Frente a cualquier tipo de lógica totalizante, sin embargo, en Duras siempre irrumpe lo personal. Es el oro de la individualidad expresando lo que lo diferencia del resto. No es nada místico, por cierto, tan solo una especie de apertura, un camino difícil de transitar, hacia una libertad que se vuelve imposible la mayoría de las veces:
Mi madre mi amor mi increíble mancha, con las medias de algodón zurcidas por Dô, nuestra criada china. En los trópicos se sigue creyendo que hay que ponerse medias para ser la señora directora de una escuela. Vestidos lamentables, deformados, remendados por Dô. Recién llegada de su granja picarda poblada de primas, lo usa todo hasta el final, cree que es necesario, que es necesario ganárselo, como sus zapatos. Sus zapatos están gastados, camina de costado, con un gran esfuerzo, los cabellos tirantes, ceñidos en un moño de china. Nos avergüenza, me avergüenza en la calle delante del instituto, cuando llega en su auto. Delante del instituto todo el mundo la mira, ella no se da cuenta de nada, nunca. Está para encerrar, para darle una paliza, para matarla. Me mira y dice: quizá tú salgas de esto. Día y noche la idea fija. No se trata de que sea necesario conseguir algo, se trata de que es necesario salir de donde se está.
Aún así, después de todo, si no hay mayor extraño que uno mismo. ¿Por qué iba Duras a escapar de ese destino vulgar si es la apariencia de los otros lo que termina por frecuentarnos, lo que insiste, lo que rompe, lo que nos obliga a entrar, a aceptar finalmente esa invitación reiterada?

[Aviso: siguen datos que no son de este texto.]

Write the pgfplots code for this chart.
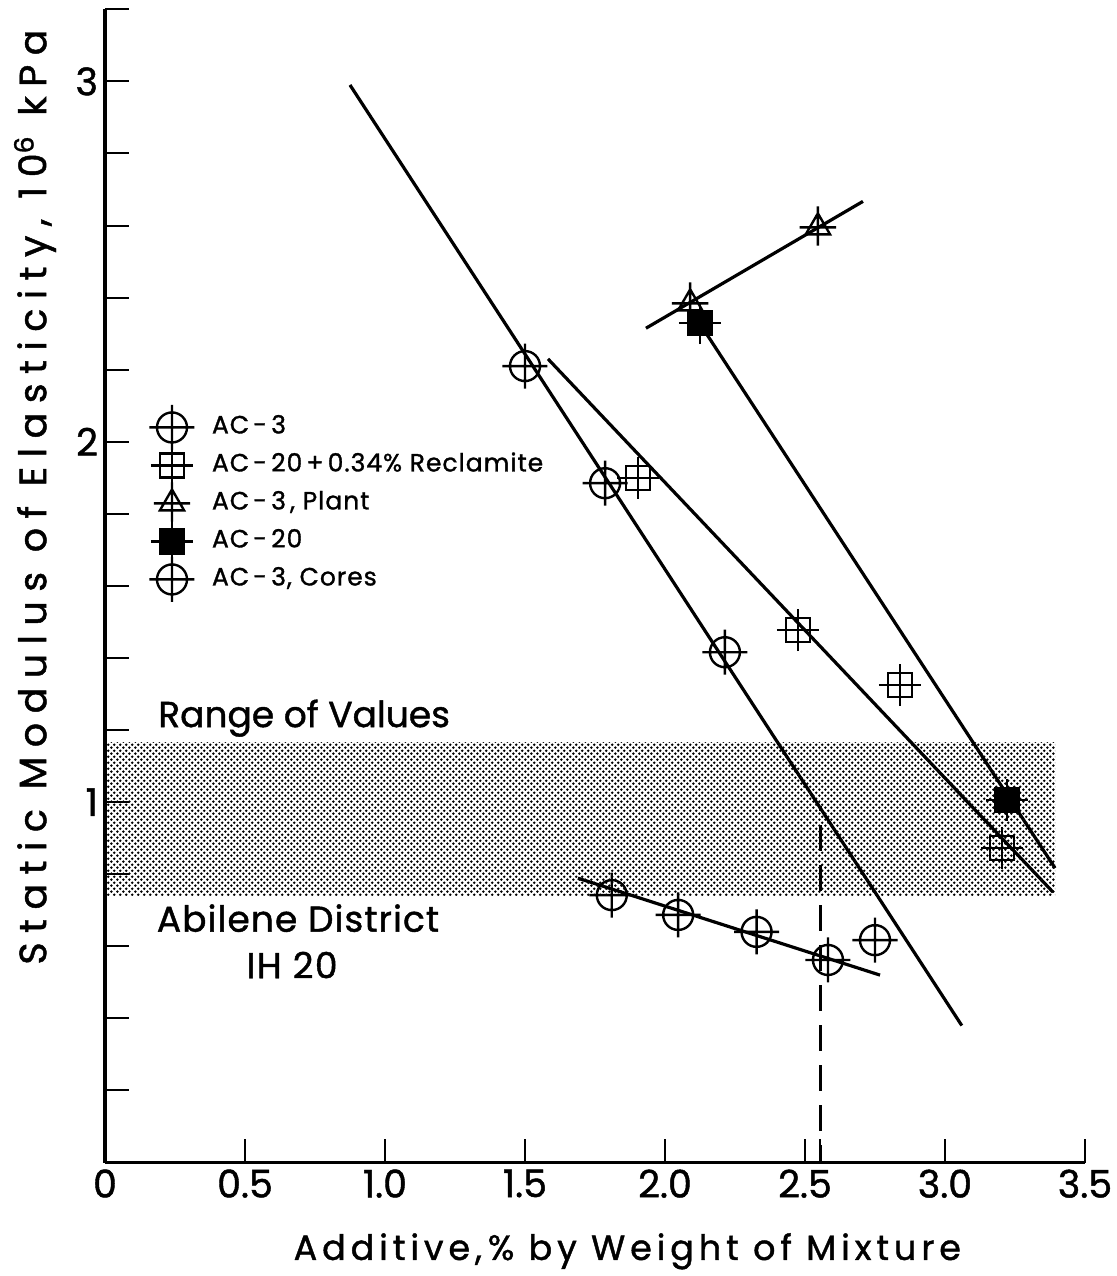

En las historias de los libros que se remontan a mi infancia, de pronto ya no sé de qué he hablado o qué he evitado decir. Creo haber hablado del amor que sentíamos por nuestra madre, pero no sé si hablé del odio que también le teníamos y del amor que nos teníamos unos a otros y el odio, terrible, en esta historia común de ruina y de muerte que era la de nuestra familia. De todos modos, tanto la historia del amor como la del odio aún escapan a mi entendimiento, eso me es inaccesible, está oculto en lo más profundo de mi piel, ciego como un recién nacido. Es el ámbito en cuyo seno empieza el silencio. Lo que ahí ocurre es precisamente el silencio, ese lento trabajo de toda mi vida. Aún estoy ahí, ante esos niños posesos, a la misma distancia del misterio. Nunca he escrito creyendo hacerlo, nunca he amado creyendo amar, nunca he hecho nada salvo esperar delante de una puerta cerrada.
Así, Duras encontró la manera de gambetear la oscuridad y, al menos por un tiempo, cuenta con la magia suficiente. Sabe merecer esa mirada otra que muchas veces nos define mejor que cualquier máscara, sabe sentir esa libertad rara vez conquistada. No es un hecho menor merecer el deseo que nos empuja, estar a la altura del propio mito, aunque la lucidez tenga un precio muy alto, aunque algunas veces paguemos ese privilegio con el propio cuerpo.
[...]
Alrededor del recuerdo, la lívida claridad de la noche del cazador. Se oye un sonido estridente de alerta, de grito infantil.